Criticism from rabbis and other circles have caused the Ministry of Education to decide to forgo monetary assistance to summer camps that was to be contributed by a Christian-Jewish fund, the International Fellowship of Christians and Jews (IFCJ).
The Ministry decided not to take $10 million from the IFCJ for the summer camps and will instead foot the entire bill itself, reported IDF Radio.
The military radio station published what it said is an IFCJ document that shows that contrary to earlier statements, the ICFJ was, in fact, involved in determining the educational content that children would be exposed to in the camps.
The document, which was sent by the IFCJ to the Education Ministry and municipalities nationwide, describes a “Friendship Village” in which the campgoers would “discover new cultures and get to know the customs of other nations, explore the different and discover how similar it is... Find out that we do not need to speak the same language to get to know each other.”
The village would include visits to London, where the children would “enter the Beatles' recording studio” and record a video clip of a translated Beatles song; ancient Egypt, where they would solve hieroglyphic writings, build a large pyramid, and conduct activity “encouraging curiosity toward the different, and tolerance”; ancient Greece, where they would experience “Olympics” by competing on a balance beam and in tug-of-war games, and learn about fair play and non-violence; and the USA, where they will experience “thinking big and having great fun,” with large inflatable attractions and features described as “the Statue of Liberty, Washington D.C., New York” and more.
The military radio station noted that “while many can identify with these messages, when one hears that the funding is coming from devout Christians, it can be interpreted differently.”
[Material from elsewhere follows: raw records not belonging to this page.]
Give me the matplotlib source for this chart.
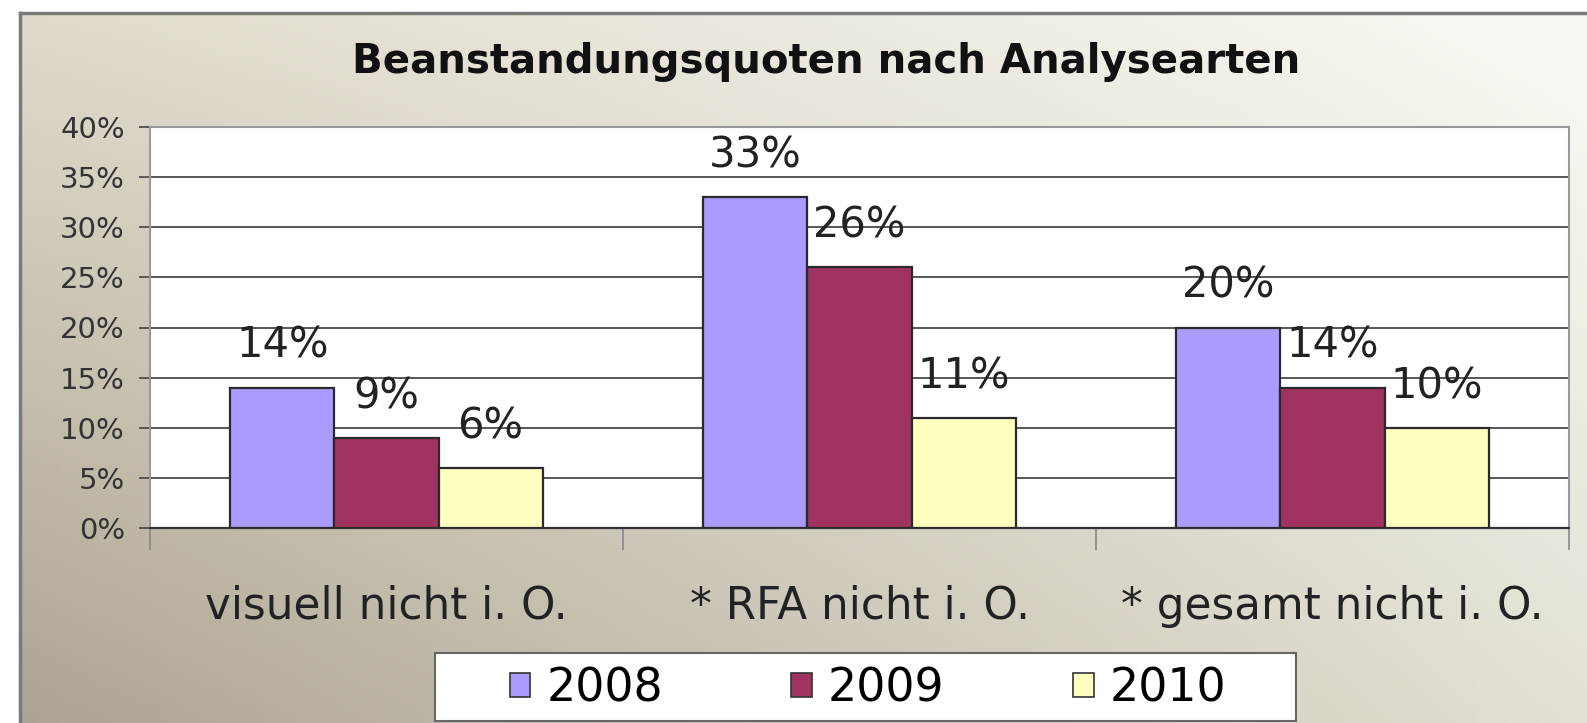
import numpy as np
import matplotlib
matplotlib.use("Agg")
import matplotlib.pyplot as plt
from matplotlib.patches import Patch, Rectangle

# data
categories = ["visuell nicht i. O.", "* RFA nicht i. O.", "* gesamt nicht i. O."]
years = ["2008", "2009", "2010"]
vals_2008 = [14, 33, 20]
vals_2009 = [9, 26, 14]
vals_2010 = [6, 11, 10]
y_ticks = [0, 5, 10, 15, 20, 25, 30, 35, 40]
title = "Beanstandungsquoten nach Analysearten"

colors = ["#ab9bff", "#a0335f", "#ffffc0"]

plt.rcParams['font.family'] = ['DejaVu Sans']

W, H = 1587, 723
fig = plt.figure(figsize=(W / 100, H / 100), dpi=100)
fig.patch.set_facecolor("white")

# gradient background inside the frame
x0 = 20 / W
y1 = 1 - 13 / H
bg = fig.add_axes([x0, -0.01, 1.01 - x0, y1 + 0.01])
tl = np.array([224, 219, 204]) / 255
tr = np.array([250, 249, 244]) / 255
bl = np.array([172, 164, 146]) / 255
br = np.array([228, 225, 212]) / 255
u = np.linspace(0, 1, 200)[None, :, None]
v = np.linspace(0, 1, 100)[:, None, None]
grad = (1 - v) * ((1 - u) * tl + u * tr) + v * ((1 - u) * bl + u * br)
bg.imshow(grad, extent=[0, 1, 0, 1], aspect="auto", origin="upper")
bg.set_xlim(0, 1)
bg.set_ylim(0, 1)
bg.set_xticks([])
bg.set_yticks([])
for s in ["right", "bottom"]:
    bg.spines[s].set_visible(False)
for s in ["left", "top"]:
    bg.spines[s].set_color("#7a7a7a")
    bg.spines[s].set_linewidth(2.5)

# main plot area
left, right = 150 / W, 1569 / W
bottom, top = 1 - 528 / H, 1 - 127 / H
ax = fig.add_axes([left, bottom, right - left, top - bottom])
ax.set_facecolor("white")

x = np.arange(len(categories))
w = 0.22
series = [vals_2008, vals_2009, vals_2010]
for i, (vals, c) in enumerate(zip(series, colors)):
    xs = x + (i - 1) * w
    ax.bar(xs, vals, width=w, color=c, edgecolor="#2a2a2a", linewidth=1.6, zorder=3)
    for xi, vi in zip(xs, vals):
        ax.annotate(f"{vi}%", (xi, vi), xytext=(0, 30), textcoords="offset points",
                    ha="center", va="center", fontsize=30, color="#222222", zorder=4)

ax.set_xlim(-0.5, 2.5)
ax.set_ylim(0, 40)
ax.set_yticks(y_ticks)
ax.set_yticklabels([f"{t}%" for t in y_ticks], fontsize=21, color="#333333")
ax.yaxis.grid(True, color="#4a4a4a", linewidth=1.3, zorder=1)
ax.set_axisbelow(True)
ax.tick_params(axis="y", length=8, width=1.2, color="#444444", pad=10)

ax.set_xticks([-0.5, 0.5, 1.5, 2.5])
ax.set_xticklabels([])
ax.tick_params(axis="x", length=16, width=1.2, color="#888888")

for s in ["top", "right", "left"]:
    ax.spines[s].set_color("#999999")
    ax.spines[s].set_linewidth(1.5)
ax.spines["bottom"].set_color("#333333")
ax.spines["bottom"].set_linewidth(1.6)

for xi, cat in zip(x, categories):
    ax.text(xi, -(606 - 528) / 401, cat, transform=ax.get_xaxis_transform(),
            ha="center", va="center", fontsize=31.5, color="#222222")

fig.text(826 / W, 1 - 62 / H, title, ha="center", va="center",
         fontsize=29, fontweight="bold", color="#111111")

# legend box drawn separately so its size matches
fig.patches.append(Rectangle((435 / W, 1 - 721 / H), (1296 - 435) / W, (721 - 653) / H,
                             transform=fig.transFigure, facecolor="white",
                             edgecolor="#666666", linewidth=1.5, zorder=5))
handles = [Patch(facecolor=c, edgecolor="#333333", linewidth=1.2) for c in colors]
leg = fig.legend(handles, years, loc="center", bbox_to_anchor=(868 / W, 1 - 689 / H),
                 ncol=3, fontsize=33, frameon=False,
                 handlelength=0.45, handleheight=0.45, handletextpad=0.35,
                 columnspacing=2.8, borderpad=0, borderaxespad=0)
leg.set_zorder(6)

fig.savefig("out.png", dpi=100)
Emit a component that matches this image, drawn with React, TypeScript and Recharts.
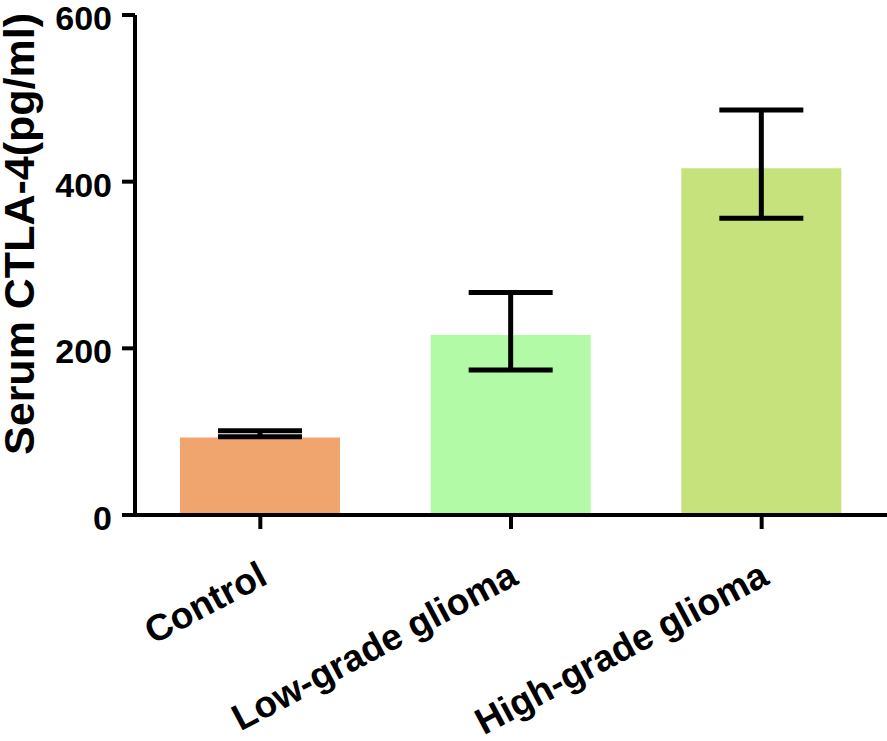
import React from 'react';
import { BarChart, Bar, XAxis, YAxis, ErrorBar, Cell, Label } from 'recharts';

const groups = ['Control', 'Low-grade glioma', 'High-grade glioma'];
const means = [93, 216, 416];
const upperEnds = [101, 267, 486];
const lowerEnds = [94, 174, 356];
const barColors = ['#F0A56E', '#B3FAA6', '#C5E27D'];
const yTicks = [0, 200, 400, 600];

const data = groups.map((name, i) => ({
  name,
  value: means[i],
  err: [means[i] - lowerEnds[i], upperEnds[i] - means[i]],
}));

const FONT = '"Liberation Sans", Arial, Helvetica, sans-serif';

function GroupTick({ x, y, payload }: any) {
  return (
    <g transform={`translate(${x + 9},${y + 54})`}>
      <text
        textAnchor="end"
        transform="rotate(-28)"
        fontFamily={FONT}
        fontWeight="bold"
        fontSize={37}
        fill="#000"
      >
        {payload.value}
      </text>
    </g>
  );
}

function YTitle({ viewBox }: any) {
  return (
    <text
      transform={`translate(${viewBox.x + 34},${viewBox.y + 219}) rotate(-90)`}
      textAnchor="middle"
      fontFamily={FONT}
      fontWeight="bold"
      fontSize={43}
      fill="#000"
    >
      Serum CTLA-4(pg/ml)
    </text>
  );
}

export default function App() {
  return (
    <div style={{ position: 'absolute', left: 0, top: 0, width: 887, height: 741, background: '#fff' }}>
      <BarChart width={887} height={741} data={data} margin={{ top: 15, right: 0, left: 0, bottom: 0 }}>
        <XAxis
          dataKey="name"
          height={226}
          axisLine={{ stroke: '#000', strokeWidth: 4 }}
          tickLine={{ stroke: '#000', strokeWidth: 4 }}
          tickSize={14}
          tickMargin={0}
          tick={<GroupTick />}
          interval={0}
        />
        <YAxis
          width={135}
          domain={[0, 600]}
          ticks={yTicks}
          interval={0}
          axisLine={{ stroke: '#000', strokeWidth: 4 }}
          tickLine={{ stroke: '#000', strokeWidth: 4 }}
          tickSize={13}
          tickMargin={10}
          tick={{ fill: '#000', fontSize: 34, fontWeight: 'bold', fontFamily: FONT, dy: 3 }}
        >
          <Label content={<YTitle />} />
        </YAxis>
        <Bar dataKey="value" barSize={160} isAnimationActive={false}>
          {data.map((d, i) => (
            <Cell key={d.name} fill={barColors[i]} />
          ))}
          <ErrorBar dataKey="err" width={42} stroke="#000" strokeWidth={5} isAnimationActive={false} />
        </Bar>
      </BarChart>
    </div>
  );
}
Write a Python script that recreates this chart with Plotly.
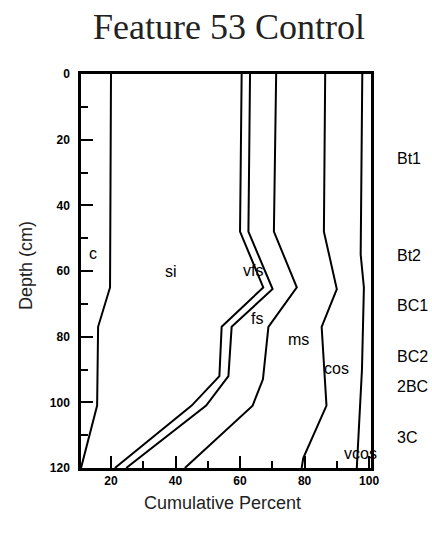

The IFCJ reportedly insisted that the values of accepting “the other” are both Jewish and universal ones and did not come from the IFCJ.
However, said IDF Radio, after the Education Ministry decided not to take the cash for the summer camps, the IFCJ will instead direct it toward a “Friendship Village” for children with special needs and serious illnesses, as well as children from socio-economically disadvantaged backgrounds.